Resistimos não apenas ao desalento assassínio do racismo, mas a toda a máquina de desumanização e devastação da natureza montada pelos conflitos territoriais que deram ao homem europeu o sobrenome de Colonizador. Resistimos com a força de nossos ancestrais e protetores à educação eurocentrada que mata por apagamento e silenciamento as verdades históricas e profundas que trazem cada rosto e cada cabeça formulada por Ajalá um dia no Orum.

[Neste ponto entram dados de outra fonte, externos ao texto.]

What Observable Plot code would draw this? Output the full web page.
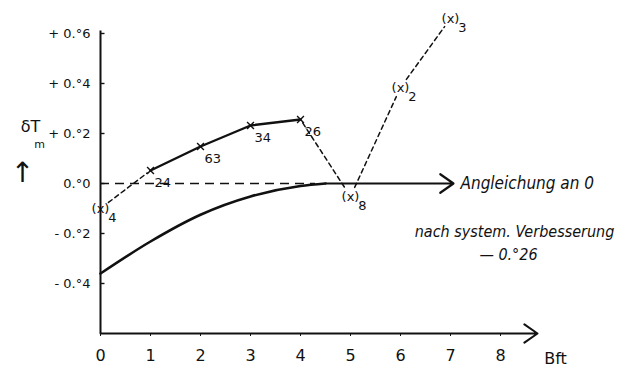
<!DOCTYPE html>
<html><head><meta charset="utf-8">
<script src="https://cdn.jsdelivr.net/npm/d3@7"></script>
<script src="https://cdn.jsdelivr.net/npm/@observablehq/plot@0.6"></script>
<style>body{margin:0;background:#fff}</style>
</head><body><div id="chart"></div>
<script>
// Wind force (Beaufort) and mean temperature deviation
const bft = [0, 1, 2, 3, 4, 5, 6, 7];
const dTm = [-0.10, 0.052, 0.148, 0.232, 0.256, -0.052, 0.384, 0.66];
const counts = ["4", "24", "63", "34", "26", "8", "2", "3"];
const uncertain = [true, false, false, false, false, true, true, true];

// smoothed curve "Angleichung an 0"
const curveBft = [0, 1, 2, 3, 4, 4.5];
const curveDT = [-0.36, -0.232, -0.125, -0.052, -0.01, 0];
const plateauEnd = 7.06;

const xTicks = [0, 1, 2, 3, 4, 5, 6, 7, 8];
const yTicks = [-0.4, -0.2, 0, 0.2, 0.4, 0.6];
const yTickLabels = ["- 0.°4", "- 0.°2", "0.°0", "+ 0.°2", "+ 0.°4", "+ 0.°6"];
const xAxisEnd = 8.74;
const yBase = -0.6, yTop = 0.61;
const zeroLineEnd = 4.3;

const pts = bft.map((x, i) => ({x, y: dTm[i], n: counts[i], u: uncertain[i]}));
const solid = pts.filter((d, i) => i >= 1 && i <= 4);
const pairs = [[0, 1], [4, 5], [5, 6], [6, 7]];
const curve = curveBft.map((x, i) => ({x, y: curveDT[i]}));
const last = curve[curve.length - 1];

const font = "DejaVu Sans";
const cond = "DejaVu Sans Condensed, DejaVu Sans";

const dashed = pairs.map(([a, b]) => Plot.arrow([{x1: pts[a].x, y1: pts[a].y, x2: pts[b].x, y2: pts[b].y}], {
  x1: "x1", y1: "y1", x2: "x2", y2: "y2", headLength: 0, bend: 0,
  insetStart: pts[a].u ? 10 : 4, insetEnd: pts[b].u ? 10 : 4,
  strokeWidth: 1.5, strokeDasharray: "4.5,3.5", stroke: "#111"
}));

const chart = Plot.plot({
  width: 627, height: 369,
  marginLeft: 100, marginRight: 127, marginTop: 33, marginBottom: 36,
  x: {domain: [0, 8]},
  y: {domain: [-0.6, 0.6]},
  style: {fontFamily: font, background: "#fff", color: "#111", overflow: "visible"},
  marks: [
    Plot.axisX(xTicks, {tickSize: 3, tickPadding: 13, fontSize: 16, label: null}),
    Plot.axisY(yTicks, {tickSize: 0, tickPadding: 10, fontSize: 13, label: null,
      tickFormat: d => yTickLabels[yTicks.indexOf(d)]}),
    Plot.ruleY(yTicks, {x1: 0, x2: 0.09, strokeWidth: 1.4}),
    Plot.ruleX([0], {y1: yBase, y2: yTop, strokeWidth: 2}),
    Plot.arrow([{x1: 0, x2: xAxisEnd, y: yBase}], {x1: "x1", x2: "x2", y1: "y", y2: "y",
      headLength: 12, headAngle: 70, strokeWidth: 2, bend: 0}),
    Plot.ruleY([0], {x1: 0, x2: zeroLineEnd, strokeDasharray: "9,6", strokeWidth: 1.3}),
    Plot.line(curve, {x: "x", y: "y", curve: "monotone-x", strokeWidth: 2.6}),
    Plot.arrow([{x1: last.x, x2: plateauEnd, y: last.y}], {x1: "x1", x2: "x2", y1: "y", y2: "y",
      headLength: 11, headAngle: 70, strokeWidth: 2.2, bend: 0}),
    Plot.line(solid, {x: "x", y: "y", strokeWidth: 2.4}),
    ...dashed,
    Plot.dot(pts.filter(d => !d.u), {x: "x", y: "y", symbol: "times", r: 3.2, strokeWidth: 1.4}),
    Plot.text(pts.filter(d => !d.u), {x: "x", y: "y", text: "n", dx: 4, dy: 12, fontSize: 13, textAnchor: "start"}),
    Plot.text(pts.filter(d => d.u), {x: "x", y: "y", text: () => "(x)", fontSize: 13}),
    Plot.text(pts.filter(d => d.u), {x: "x", y: "y", text: "n", dx: 12, dy: 9, fontSize: 13}),
    Plot.text(["Angleichung an 0"], {x: plateauEnd, y: 0, text: d => d, dx: 7, textAnchor: "start",
      fontSize: 17, fontStyle: "italic", fontFamily: cond}),
    Plot.text(["nach system. Verbesserung"], {frameAnchor: "left", text: d => d, dx: 414, dy: 48,
      textAnchor: "middle", fontSize: 16, fontStyle: "italic", fontFamily: cond}),
    Plot.text(["— 0.°26"], {frameAnchor: "left", text: d => d, dx: 408, dy: 71,
      textAnchor: "middle", fontSize: 16, fontStyle: "italic", fontFamily: cond}),
    Plot.text(["Bft"], {frameAnchor: "bottom-right", text: d => d, dx: 55, dy: 25, lineAnchor: "middle",
      textAnchor: "middle", fontSize: 16}),
    Plot.text(["δT"], {frameAnchor: "left", text: d => d, dx: -70, dy: -57, fontSize: 16, textAnchor: "middle"}),
    Plot.text(["m"], {frameAnchor: "left", text: d => d, dx: -61, dy: -39, fontSize: 11, textAnchor: "middle"}),
    Plot.text(["↑"], {frameAnchor: "left", text: d => d, dx: -78, dy: -10, fontSize: 28, textAnchor: "middle"})
  ]
});
document.getElementById("chart").appendChild(chart);
</script>
</body></html>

E nós, como educadores, negros e não negros, temos o privilégio, aqui neste importante espaço para a história da Educação no Brasil, Colégio Pedro II, e a honra de perpetuar o que esses mais velhos disseram em resistência fundante de toda uma civilização africano-brasileira. Nosso não é só o privilégio, mas a responsabilidade de desenvolver nos nossos estudantes o respeito ao elemento africano da humanidade, o primeiro e ancestral de todos os seres humanos. Sejamos nós africanos na diáspora e no continente, brancos e não brancos, indígenas e não indígenas, nos reportaremos sempre à África e aos seus deuses Equilíbrio, Medicina, Sabedoria, Amor, Verdade, Ancestralidade, Riqueza, Perfeição, Liberdade, Inteligência, Coletividade, Realeza, Axé, para nos tornarmos seres humanos melhores. Pois que é olhando para trás que se pode preparar o futuro da humanidade, hoje, claramente posto como um trem lotado de pobres rumo ao abismo. Construamos a ponte com o futuro, eduquemos para a liberdade e para a coletividade, para o espírito e para a ancestralidade. Tenhamos responsabilidade com o que chamamos de natureza e humanidade. Recriemos no Aye o Orum que queremos.
Esse é o nosso compromisso e a nossa direção.

Parabéns a todos e todas!

É o desejo do Núcleo de Estudos Afrobrasileiros.